*Written request*
In the entries below, find the line with "Write a LaTeX" and the line with "(50,204) rectangle (1075,497);", then retype both and everything between them exactly. Do not copy the pictures.

[Input records start]

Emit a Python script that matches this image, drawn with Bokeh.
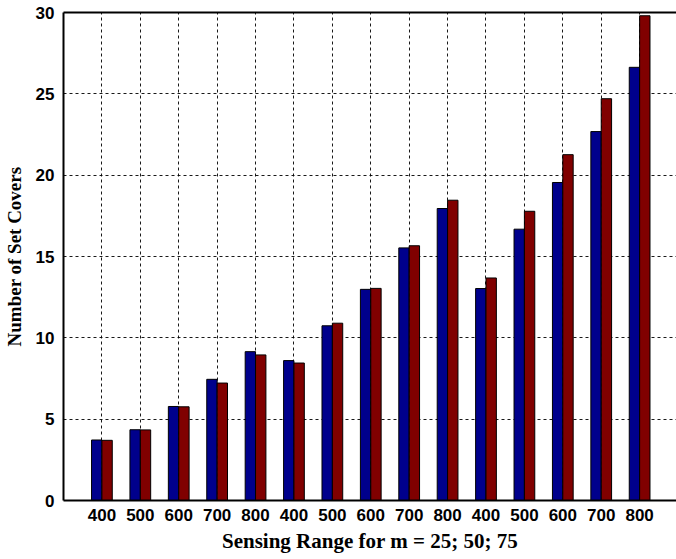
from bokeh.plotting import figure
from bokeh.models import ColumnDataSource, FixedTicker, LinearAxis, Range1d
from bokeh.transform import dodge
from bokeh.embed import file_html
from bokeh.resources import INLINE

labels = ["400", "500", "600", "700", "800",
          "400", "500", "600", "700", "800",
          "400", "500", "600", "700", "800"]
series_a = [3.72, 4.35, 5.78, 7.45, 9.15, 8.6, 10.74, 12.98, 15.53, 17.95,
            13.03, 16.68, 19.55, 22.68, 26.63]
series_b = [3.70, 4.34, 5.76, 7.22, 8.95, 8.45, 10.9, 13.04, 15.66, 18.46,
            13.68, 17.78, 21.26, 24.70, 29.8]

xs = list(range(1, len(labels) + 1))
src = ColumnDataSource(dict(x=xs, a=series_a, b=series_b))

p = figure(width=676, height=559, output_backend="svg", toolbar_location=None,
           x_range=Range1d(0, 15.96), y_range=Range1d(0, 30),
           min_border_left=0, min_border_right=0, min_border_top=0,
           min_border_bottom=0)
p.outline_line_color = None
p.background_fill_color = "white"
p.border_fill_color = "white"

bar_w = 0.27
p.vbar(x=dodge("x", -0.135, range=p.x_range), top="a", width=bar_w, source=src,
       fill_color="#00008C", line_color="black", line_width=1)
p.vbar(x=dodge("x", 0.135, range=p.x_range), top="b", width=bar_w, source=src,
       fill_color="#800000", line_color="black", line_width=1)

p.xaxis.ticker = FixedTicker(ticks=xs)
p.xaxis.major_label_overrides = {x: l for x, l in zip(xs, labels)}
p.yaxis.ticker = FixedTicker(ticks=[0, 5, 10, 15, 20, 25, 30])

for ax in (p.xaxis, p.yaxis):
    ax.axis_line_color = "black"
    ax.axis_line_width = 2
    ax.major_tick_line_color = None
    ax.minor_tick_line_color = None
    ax.major_tick_out = 0
    ax.major_tick_in = 0
    ax.minor_tick_out = 0
    ax.major_label_text_font = "Liberation Sans"
    ax.major_label_text_font_style = "bold"
    ax.major_label_text_font_size = "17px"
    ax.major_label_text_color = "black"
    ax.axis_label_text_font = "Liberation Serif"
    ax.axis_label_text_font_style = "bold"
    ax.axis_label_text_color = "black"

p.xaxis.axis_label = "Sensing Range for m = 25; 50; 75"
p.yaxis.axis_label = "Number of Set Covers"
p.xaxis.axis_label_text_font_size = "21px"
p.yaxis.axis_label_text_font_size = "19px"
p.xaxis.major_label_standoff = 8
p.yaxis.major_label_standoff = 9
p.xaxis.axis_label_standoff = 5
p.yaxis.axis_label_standoff = 8

top_axis = LinearAxis(major_tick_line_color=None, minor_tick_line_color=None,
                      major_tick_out=0, minor_tick_out=0, major_label_standoff=0,
                      major_label_text_font_size="0px", axis_line_width=2,
                      axis_line_color="black", ticker=FixedTicker(ticks=[]))
p.add_layout(top_axis, "above")

p.min_border_left = 63
p.min_border_top = 12
p.min_border_bottom = 59

for g in (p.xgrid, p.ygrid):
    g.grid_line_color = "black"
    g.grid_line_dash = "3 3"
    g.grid_line_width = 1
    g.grid_line_alpha = 0.9

open("out.html", "w").write(file_html(p, INLINE))
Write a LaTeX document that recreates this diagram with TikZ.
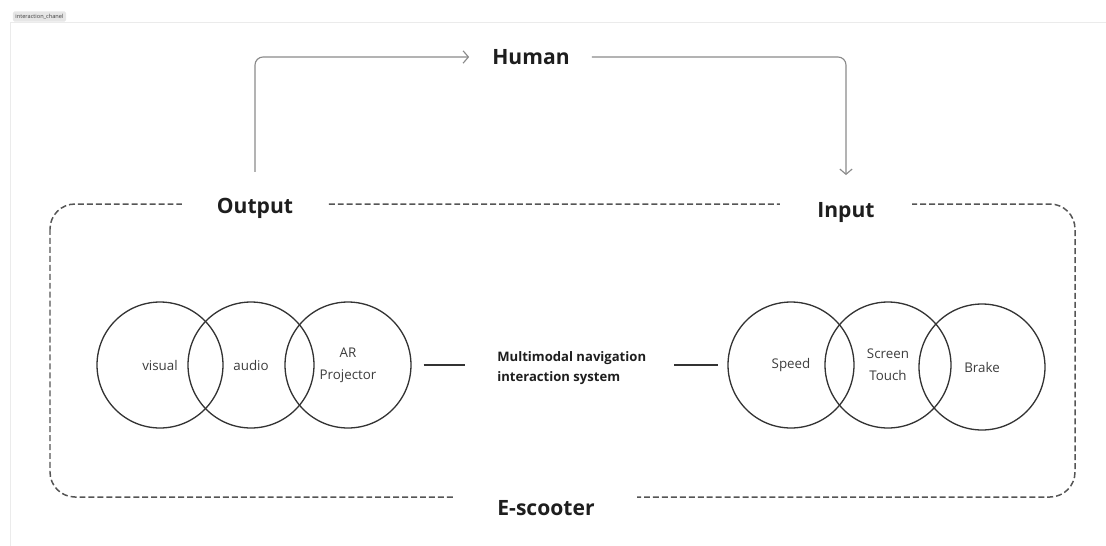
\documentclass[tikz,border=0pt]{standalone}
\usepackage{fontspec}
\setmainfont{Open Sans}
\usetikzlibrary{arrows.meta,positioning}

\definecolor{trazo}{HTML}{333333}
\definecolor{guion}{HTML}{555555}
\definecolor{flechagris}{HTML}{8A8A8A}
\definecolor{texto}{HTML}{3C3C3C}
\definecolor{negro}{HTML}{1E1E1E}
\definecolor{marcogris}{HTML}{EBEBEB}
\definecolor{rotulogris}{HTML}{E6E6E6}

\begin{document}
\begin{tikzpicture}[x=0.02cm,y=-0.02cm,
    circulo/.style={circle,draw=trazo,line width=0.75pt,minimum size=2.52cm,inner sep=0pt,
      align=center,text=texto,font=\fontsize{7.6}{12.5}\selectfont},
    titulo/.style={fill=white,text=negro,inner ysep=6pt,font=\fontsize{12}{14}\selectfont\bfseries},
    flecha/.style={draw=flechagris,line width=0.65pt,rounded corners=0.16cm,
      -{Straight Barb[length=3pt,width=7pt]}},
    enlace/.style={draw=trazo,line width=0.7pt},
    caja/.style={draw=guion,line width=0.85pt,dash pattern=on 3.4pt off 1.7pt,rounded corners=0.5cm}]
    % Lienzo y marco del tablero.
    \useasboundingbox (0,0) rectangle (1106,545);
    \draw[marcogris,line width=0.5pt] (10,22) rectangle (1130,570);
    \node[fill=rotulogris,rounded corners=1pt,inner sep=1.5pt,text=texto,
      font=\fontsize{3.2}{4}\selectfont] (rotulo) at (39.5,16.5) {interaction\_chanel};

    % Recuadro discontinuo del patinete; los titulos tapan los huecos.
    \draw[caja] (50,204) rectangle (1075,497);

    % Titulos: salida, entrada, usuario y vehiculo.
    \node[titulo,inner xsep=0.7cm] (output) at (255,208) {Output};
    \node[titulo,inner xsep=0.75cm] (input) at (846,213) {Input};
    \node[titulo] (human) at (531,57) {Human};
    \node[titulo,inner xsep=0.84cm] (escooter) at (546,508) {E-scooter};

    % Bucle de interaccion entre la persona y el sistema.
    \draw[flecha,shorten <=0.3cm,shorten >=0.34cm] (output.north) |- (human.west);
    \draw[flecha,shorten <=0.32cm,shorten >=0.34cm] (human.east) -| (input.north);

    % Canales de salida.
    \node[circulo] (visual) at (160,365) {visual};
    \node[circulo] (audio) at (251,365) {audio};
    \node[circulo] (ar) at (348,365) {AR\\Projector};

    % Canales de entrada.
    \node[circulo] (speed) at (791,365) {Speed};
    \node[circulo] (touch) at (888,365) {Screen\\Touch};
    \node[circulo] (brake) at (982,367) {Brake};

    % Sistema central y sus enlaces con ambos grupos.
    \node[anchor=west,align=left,inner sep=0pt,text=negro,
      font=\fontsize{7.45}{11.3}\selectfont\bfseries] (sistema) at (497,368)
      {Multimodal navigation\\interaction system};
    \draw[enlace,shorten <=0.24cm,shorten >=0.64cm] (ar.east) -- (sistema.west |- ar.east);
    \draw[enlace,shorten <=0.56cm,shorten >=0.06cm,dash pattern=on 0.88cm off 0.14cm on 0.02cm]
      (sistema.east |- speed.west) -- (speed.west);
\end{tikzpicture}
\end{document}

[Input records end]

*Answer below*
Write a LaTeX document that recreates this diagram with TikZ.
\documentclass[tikz,border=0pt]{standalone}
\usepackage{fontspec}
\setmainfont{Open Sans}
\usetikzlibrary{arrows.meta,positioning}

\definecolor{trazo}{HTML}{333333}
\definecolor{guion}{HTML}{555555}
\definecolor{flechagris}{HTML}{8A8A8A}
\definecolor{texto}{HTML}{3C3C3C}
\definecolor{negro}{HTML}{1E1E1E}
\definecolor{marcogris}{HTML}{EBEBEB}
\definecolor{rotulogris}{HTML}{E6E6E6}

\begin{document}
\begin{tikzpicture}[x=0.02cm,y=-0.02cm,
    circulo/.style={circle,draw=trazo,line width=0.75pt,minimum size=2.52cm,inner sep=0pt,
      align=center,text=texto,font=\fontsize{7.6}{12.5}\selectfont},
    titulo/.style={fill=white,text=negro,inner ysep=6pt,font=\fontsize{12}{14}\selectfont\bfseries},
    flecha/.style={draw=flechagris,line width=0.65pt,rounded corners=0.16cm,
      -{Straight Barb[length=3pt,width=7pt]}},
    enlace/.style={draw=trazo,line width=0.7pt},
    caja/.style={draw=guion,line width=0.85pt,dash pattern=on 3.4pt off 1.7pt,rounded corners=0.5cm}]
    % Lienzo y marco del tablero.
    \useasboundingbox (0,0) rectangle (1106,545);
    \draw[marcogris,line width=0.5pt] (10,22) rectangle (1130,570);
    \node[fill=rotulogris,rounded corners=1pt,inner sep=1.5pt,text=texto,
      font=\fontsize{3.2}{4}\selectfont] (rotulo) at (39.5,16.5) {interaction\_chanel};

    % Recuadro discontinuo del patinete; los titulos tapan los huecos.
    \draw[caja] (50,204) rectangle (1075,497);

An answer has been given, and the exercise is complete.